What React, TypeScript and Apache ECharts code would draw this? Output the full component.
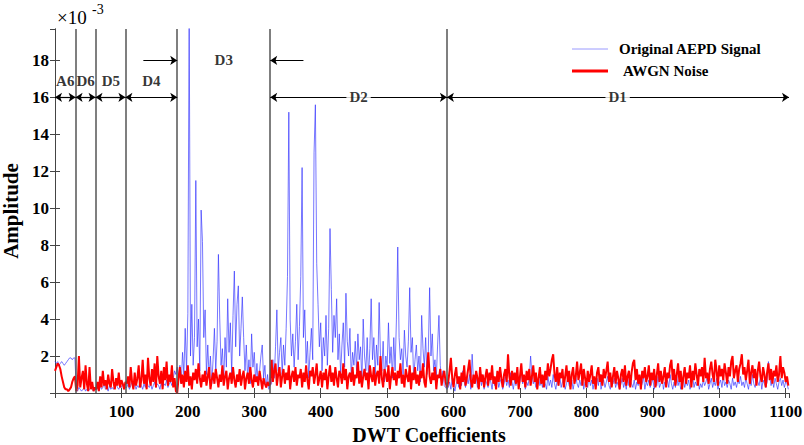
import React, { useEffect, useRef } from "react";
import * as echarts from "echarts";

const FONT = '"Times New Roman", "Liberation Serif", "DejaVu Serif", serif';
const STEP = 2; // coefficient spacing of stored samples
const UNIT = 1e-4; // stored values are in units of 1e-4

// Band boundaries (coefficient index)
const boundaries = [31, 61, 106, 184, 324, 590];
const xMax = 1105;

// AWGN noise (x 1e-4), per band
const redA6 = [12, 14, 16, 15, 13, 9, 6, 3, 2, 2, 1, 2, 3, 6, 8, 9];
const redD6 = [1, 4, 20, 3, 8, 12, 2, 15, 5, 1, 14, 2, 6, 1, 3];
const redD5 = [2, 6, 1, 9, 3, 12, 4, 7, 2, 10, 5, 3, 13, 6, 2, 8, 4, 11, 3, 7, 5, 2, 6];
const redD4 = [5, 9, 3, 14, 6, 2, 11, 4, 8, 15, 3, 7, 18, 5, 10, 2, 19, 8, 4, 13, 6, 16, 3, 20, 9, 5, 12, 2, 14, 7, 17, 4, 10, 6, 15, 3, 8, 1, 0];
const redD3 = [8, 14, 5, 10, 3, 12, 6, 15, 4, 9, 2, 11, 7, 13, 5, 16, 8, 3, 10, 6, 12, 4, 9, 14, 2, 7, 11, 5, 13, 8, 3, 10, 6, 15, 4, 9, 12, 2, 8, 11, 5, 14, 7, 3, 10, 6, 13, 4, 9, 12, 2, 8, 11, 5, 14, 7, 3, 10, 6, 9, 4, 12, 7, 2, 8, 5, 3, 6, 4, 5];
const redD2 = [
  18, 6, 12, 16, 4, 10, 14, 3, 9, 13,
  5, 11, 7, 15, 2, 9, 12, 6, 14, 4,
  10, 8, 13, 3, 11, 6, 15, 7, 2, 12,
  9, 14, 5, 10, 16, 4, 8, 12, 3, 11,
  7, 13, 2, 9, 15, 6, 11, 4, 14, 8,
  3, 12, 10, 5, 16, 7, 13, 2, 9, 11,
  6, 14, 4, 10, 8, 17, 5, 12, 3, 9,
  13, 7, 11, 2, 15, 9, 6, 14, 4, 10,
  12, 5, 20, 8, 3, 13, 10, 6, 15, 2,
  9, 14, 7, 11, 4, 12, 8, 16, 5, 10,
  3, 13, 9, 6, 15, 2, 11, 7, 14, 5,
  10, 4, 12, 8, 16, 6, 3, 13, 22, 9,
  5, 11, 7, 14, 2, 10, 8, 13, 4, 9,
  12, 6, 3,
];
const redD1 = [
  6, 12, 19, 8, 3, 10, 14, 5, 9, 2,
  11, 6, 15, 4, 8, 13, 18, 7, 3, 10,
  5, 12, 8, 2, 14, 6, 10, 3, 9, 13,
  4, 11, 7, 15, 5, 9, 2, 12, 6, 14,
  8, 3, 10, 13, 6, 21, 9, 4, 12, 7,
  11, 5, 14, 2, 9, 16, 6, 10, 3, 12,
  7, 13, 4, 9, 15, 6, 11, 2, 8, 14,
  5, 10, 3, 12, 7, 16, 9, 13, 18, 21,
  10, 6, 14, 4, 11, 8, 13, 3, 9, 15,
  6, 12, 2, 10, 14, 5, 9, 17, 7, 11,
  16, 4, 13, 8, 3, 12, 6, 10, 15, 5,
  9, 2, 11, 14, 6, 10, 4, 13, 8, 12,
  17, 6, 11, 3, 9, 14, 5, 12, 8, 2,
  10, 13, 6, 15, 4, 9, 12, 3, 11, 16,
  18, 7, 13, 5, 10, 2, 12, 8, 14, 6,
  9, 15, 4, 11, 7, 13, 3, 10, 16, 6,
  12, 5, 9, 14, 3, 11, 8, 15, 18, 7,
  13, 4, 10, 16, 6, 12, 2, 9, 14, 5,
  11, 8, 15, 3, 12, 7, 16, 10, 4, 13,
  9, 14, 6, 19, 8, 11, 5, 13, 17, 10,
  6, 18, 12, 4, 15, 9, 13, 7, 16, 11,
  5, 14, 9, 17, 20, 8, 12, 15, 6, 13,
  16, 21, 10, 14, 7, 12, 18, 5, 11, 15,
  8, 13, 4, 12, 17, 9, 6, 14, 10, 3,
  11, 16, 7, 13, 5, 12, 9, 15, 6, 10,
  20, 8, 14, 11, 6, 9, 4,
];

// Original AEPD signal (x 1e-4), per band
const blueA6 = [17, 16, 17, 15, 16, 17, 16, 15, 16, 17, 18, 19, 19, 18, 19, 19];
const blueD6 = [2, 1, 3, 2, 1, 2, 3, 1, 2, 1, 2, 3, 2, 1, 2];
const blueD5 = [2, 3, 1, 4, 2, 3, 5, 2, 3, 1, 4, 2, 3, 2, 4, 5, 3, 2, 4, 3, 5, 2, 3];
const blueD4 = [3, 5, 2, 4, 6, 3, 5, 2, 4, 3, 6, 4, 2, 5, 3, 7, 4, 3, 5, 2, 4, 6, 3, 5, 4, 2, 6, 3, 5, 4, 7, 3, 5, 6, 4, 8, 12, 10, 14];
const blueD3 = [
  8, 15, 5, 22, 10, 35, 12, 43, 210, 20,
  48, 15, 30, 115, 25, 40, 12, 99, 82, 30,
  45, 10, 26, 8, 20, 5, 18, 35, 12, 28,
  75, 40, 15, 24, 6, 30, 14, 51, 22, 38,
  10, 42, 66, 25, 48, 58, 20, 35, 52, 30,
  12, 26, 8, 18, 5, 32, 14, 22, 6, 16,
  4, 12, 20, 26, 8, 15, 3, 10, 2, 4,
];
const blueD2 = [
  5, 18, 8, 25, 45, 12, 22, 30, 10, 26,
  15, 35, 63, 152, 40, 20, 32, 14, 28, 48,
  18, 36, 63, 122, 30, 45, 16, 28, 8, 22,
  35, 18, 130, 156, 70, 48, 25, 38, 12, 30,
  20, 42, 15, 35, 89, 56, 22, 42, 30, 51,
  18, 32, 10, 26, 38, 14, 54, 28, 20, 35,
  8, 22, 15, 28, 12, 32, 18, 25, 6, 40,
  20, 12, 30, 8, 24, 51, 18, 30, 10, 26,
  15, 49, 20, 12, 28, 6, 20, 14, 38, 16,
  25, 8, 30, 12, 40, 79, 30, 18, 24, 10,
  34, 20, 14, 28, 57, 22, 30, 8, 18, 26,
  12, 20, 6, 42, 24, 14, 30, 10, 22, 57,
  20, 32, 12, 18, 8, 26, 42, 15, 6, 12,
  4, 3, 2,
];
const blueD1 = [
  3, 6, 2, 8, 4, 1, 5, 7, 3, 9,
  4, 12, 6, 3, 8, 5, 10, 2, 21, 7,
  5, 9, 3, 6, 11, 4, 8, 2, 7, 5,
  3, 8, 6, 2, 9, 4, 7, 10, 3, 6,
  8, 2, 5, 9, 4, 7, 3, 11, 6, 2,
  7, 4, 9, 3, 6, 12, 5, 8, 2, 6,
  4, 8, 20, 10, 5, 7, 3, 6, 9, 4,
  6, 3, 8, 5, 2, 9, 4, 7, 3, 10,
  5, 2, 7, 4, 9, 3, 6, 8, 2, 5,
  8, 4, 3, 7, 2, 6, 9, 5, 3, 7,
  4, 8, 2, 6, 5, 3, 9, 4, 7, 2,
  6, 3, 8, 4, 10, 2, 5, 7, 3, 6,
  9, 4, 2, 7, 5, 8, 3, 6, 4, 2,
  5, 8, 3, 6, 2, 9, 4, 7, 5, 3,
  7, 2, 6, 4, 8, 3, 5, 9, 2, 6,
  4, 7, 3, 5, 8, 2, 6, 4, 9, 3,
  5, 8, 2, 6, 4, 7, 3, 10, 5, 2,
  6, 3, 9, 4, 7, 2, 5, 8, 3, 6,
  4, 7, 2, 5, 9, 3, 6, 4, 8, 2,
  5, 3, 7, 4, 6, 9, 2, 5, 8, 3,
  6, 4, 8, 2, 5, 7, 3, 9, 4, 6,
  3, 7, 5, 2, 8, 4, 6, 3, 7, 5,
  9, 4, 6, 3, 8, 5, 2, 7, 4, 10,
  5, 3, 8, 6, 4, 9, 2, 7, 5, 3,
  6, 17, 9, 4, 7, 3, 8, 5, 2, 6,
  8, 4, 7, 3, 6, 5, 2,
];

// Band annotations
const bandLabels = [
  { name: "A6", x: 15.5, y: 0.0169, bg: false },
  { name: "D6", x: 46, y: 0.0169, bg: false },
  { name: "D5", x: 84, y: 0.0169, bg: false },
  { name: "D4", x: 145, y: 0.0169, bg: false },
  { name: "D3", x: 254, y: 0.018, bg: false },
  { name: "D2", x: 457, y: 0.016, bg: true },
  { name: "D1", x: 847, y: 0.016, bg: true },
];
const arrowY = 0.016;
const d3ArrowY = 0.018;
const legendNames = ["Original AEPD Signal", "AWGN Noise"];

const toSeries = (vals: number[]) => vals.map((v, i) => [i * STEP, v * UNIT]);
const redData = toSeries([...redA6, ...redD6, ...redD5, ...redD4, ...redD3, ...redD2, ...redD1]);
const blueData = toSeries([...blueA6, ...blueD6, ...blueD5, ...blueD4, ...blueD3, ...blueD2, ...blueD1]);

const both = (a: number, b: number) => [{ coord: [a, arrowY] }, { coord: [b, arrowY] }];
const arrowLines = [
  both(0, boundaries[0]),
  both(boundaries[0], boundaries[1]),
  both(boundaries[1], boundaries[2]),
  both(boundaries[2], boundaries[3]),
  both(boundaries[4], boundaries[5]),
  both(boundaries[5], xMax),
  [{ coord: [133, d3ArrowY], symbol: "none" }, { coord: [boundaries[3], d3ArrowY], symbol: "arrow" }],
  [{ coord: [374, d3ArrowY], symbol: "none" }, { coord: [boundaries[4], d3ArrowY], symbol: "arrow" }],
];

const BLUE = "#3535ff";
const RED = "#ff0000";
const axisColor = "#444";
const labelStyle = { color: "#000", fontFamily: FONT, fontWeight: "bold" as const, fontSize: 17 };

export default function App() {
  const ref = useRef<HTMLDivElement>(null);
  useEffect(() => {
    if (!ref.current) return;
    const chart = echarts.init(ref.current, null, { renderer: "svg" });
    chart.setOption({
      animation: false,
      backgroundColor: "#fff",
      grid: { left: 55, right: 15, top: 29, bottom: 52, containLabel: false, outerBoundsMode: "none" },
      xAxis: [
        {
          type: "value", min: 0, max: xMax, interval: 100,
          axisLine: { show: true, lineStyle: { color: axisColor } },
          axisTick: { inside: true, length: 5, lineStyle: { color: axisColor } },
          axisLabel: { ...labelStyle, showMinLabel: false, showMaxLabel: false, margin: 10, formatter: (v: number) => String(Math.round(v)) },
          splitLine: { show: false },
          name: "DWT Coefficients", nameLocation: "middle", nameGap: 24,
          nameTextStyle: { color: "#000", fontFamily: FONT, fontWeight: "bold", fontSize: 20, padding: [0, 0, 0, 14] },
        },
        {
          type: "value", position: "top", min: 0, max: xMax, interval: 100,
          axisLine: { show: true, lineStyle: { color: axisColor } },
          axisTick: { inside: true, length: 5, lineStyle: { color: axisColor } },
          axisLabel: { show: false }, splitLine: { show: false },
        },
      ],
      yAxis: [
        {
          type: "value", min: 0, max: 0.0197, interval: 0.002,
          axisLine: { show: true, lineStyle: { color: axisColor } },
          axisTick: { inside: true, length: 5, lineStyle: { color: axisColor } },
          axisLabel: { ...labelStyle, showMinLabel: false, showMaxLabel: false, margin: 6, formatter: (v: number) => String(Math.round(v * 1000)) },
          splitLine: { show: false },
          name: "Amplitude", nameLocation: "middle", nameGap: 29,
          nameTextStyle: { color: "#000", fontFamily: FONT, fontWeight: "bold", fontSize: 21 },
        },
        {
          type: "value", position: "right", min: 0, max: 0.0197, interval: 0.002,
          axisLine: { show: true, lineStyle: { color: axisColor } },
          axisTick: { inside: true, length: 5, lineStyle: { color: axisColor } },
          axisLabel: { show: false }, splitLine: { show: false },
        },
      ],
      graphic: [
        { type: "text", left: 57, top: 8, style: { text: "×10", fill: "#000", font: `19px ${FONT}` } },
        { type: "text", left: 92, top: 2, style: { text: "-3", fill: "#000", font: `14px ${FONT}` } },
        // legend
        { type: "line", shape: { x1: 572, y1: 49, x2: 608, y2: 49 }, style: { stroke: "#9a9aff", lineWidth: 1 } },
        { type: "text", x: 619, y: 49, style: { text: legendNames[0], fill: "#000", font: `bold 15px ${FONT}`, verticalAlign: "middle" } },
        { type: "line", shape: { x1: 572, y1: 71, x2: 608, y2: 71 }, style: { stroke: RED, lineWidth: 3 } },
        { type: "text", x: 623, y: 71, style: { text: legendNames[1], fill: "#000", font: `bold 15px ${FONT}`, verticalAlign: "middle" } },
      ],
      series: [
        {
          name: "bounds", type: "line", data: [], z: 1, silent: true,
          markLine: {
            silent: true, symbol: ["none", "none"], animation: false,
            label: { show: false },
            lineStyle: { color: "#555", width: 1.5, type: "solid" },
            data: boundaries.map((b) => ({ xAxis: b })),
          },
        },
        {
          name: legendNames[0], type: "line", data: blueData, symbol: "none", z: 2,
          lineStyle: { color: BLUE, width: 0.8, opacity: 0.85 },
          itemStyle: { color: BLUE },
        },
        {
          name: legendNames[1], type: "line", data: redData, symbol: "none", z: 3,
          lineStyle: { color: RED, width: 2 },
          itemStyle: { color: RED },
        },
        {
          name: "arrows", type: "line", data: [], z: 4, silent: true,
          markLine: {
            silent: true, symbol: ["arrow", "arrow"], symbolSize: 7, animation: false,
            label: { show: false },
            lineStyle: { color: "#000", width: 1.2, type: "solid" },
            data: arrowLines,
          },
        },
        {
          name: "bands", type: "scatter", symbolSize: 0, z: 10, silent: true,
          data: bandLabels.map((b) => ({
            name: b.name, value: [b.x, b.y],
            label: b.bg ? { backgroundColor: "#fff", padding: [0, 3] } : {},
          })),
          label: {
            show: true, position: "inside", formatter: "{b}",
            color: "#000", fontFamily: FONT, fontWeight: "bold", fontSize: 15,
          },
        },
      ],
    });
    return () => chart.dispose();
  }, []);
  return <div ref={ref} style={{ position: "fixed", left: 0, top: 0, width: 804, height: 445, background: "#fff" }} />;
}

───

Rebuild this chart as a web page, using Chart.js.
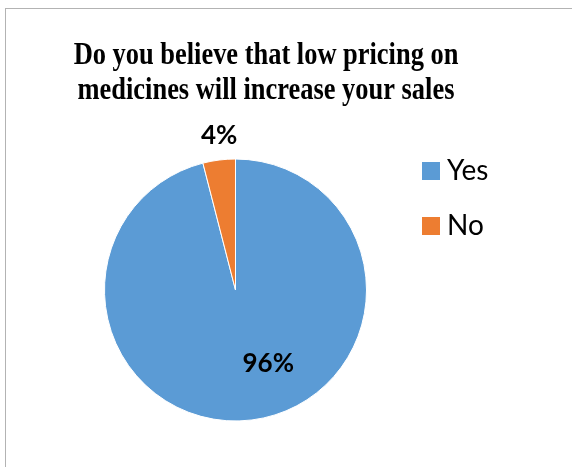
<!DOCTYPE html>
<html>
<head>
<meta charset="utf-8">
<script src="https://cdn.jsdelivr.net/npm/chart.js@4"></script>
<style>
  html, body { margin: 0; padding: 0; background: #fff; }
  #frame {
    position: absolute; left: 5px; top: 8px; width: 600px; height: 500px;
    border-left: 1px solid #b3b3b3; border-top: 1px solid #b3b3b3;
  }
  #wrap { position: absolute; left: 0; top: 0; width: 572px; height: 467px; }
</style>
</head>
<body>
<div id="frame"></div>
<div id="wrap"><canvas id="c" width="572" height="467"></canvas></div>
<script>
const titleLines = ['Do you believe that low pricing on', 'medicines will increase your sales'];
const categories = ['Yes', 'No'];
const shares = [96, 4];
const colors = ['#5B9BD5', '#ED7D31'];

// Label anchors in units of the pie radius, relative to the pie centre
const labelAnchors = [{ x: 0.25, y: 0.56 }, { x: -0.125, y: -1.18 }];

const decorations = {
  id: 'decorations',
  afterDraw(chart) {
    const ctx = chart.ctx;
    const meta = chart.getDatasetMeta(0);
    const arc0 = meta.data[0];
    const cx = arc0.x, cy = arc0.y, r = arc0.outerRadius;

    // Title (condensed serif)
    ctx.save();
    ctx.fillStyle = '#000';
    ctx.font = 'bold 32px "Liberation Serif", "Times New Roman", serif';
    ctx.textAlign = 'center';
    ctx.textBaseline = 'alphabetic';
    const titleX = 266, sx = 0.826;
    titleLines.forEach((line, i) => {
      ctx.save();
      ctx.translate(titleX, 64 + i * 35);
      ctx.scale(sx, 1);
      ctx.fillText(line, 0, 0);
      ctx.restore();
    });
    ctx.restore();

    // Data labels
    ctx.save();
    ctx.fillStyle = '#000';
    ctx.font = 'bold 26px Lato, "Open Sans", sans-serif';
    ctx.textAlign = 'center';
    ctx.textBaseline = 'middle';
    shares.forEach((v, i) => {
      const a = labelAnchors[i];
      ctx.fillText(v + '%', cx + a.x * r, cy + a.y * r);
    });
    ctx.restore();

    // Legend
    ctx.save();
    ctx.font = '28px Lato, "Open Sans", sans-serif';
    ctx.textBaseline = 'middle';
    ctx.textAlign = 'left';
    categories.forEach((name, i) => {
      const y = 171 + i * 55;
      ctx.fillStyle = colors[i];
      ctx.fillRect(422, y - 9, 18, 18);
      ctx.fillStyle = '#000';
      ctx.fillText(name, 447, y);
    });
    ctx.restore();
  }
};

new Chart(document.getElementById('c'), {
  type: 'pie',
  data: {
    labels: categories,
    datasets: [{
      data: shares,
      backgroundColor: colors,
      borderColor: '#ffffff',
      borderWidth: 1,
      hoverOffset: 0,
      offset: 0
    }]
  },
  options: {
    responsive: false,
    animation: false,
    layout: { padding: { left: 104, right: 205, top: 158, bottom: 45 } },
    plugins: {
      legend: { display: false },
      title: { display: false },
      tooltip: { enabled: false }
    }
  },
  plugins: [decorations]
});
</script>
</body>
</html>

───

Reproduce nothing but the lines from the one with "What React, TypeScript" to the one with "const xMax = 1105;", both lines included, and keep every picture out of the copy.

What React, TypeScript and Apache ECharts code would draw this? Output the full component.
import React, { useEffect, useRef } from "react";
import * as echarts from "echarts";

const FONT = '"Times New Roman", "Liberation Serif", "DejaVu Serif", serif';
const STEP = 2; // coefficient spacing of stored samples
const UNIT = 1e-4; // stored values are in units of 1e-4

// Band boundaries (coefficient index)
const boundaries = [31, 61, 106, 184, 324, 590];
const xMax = 1105;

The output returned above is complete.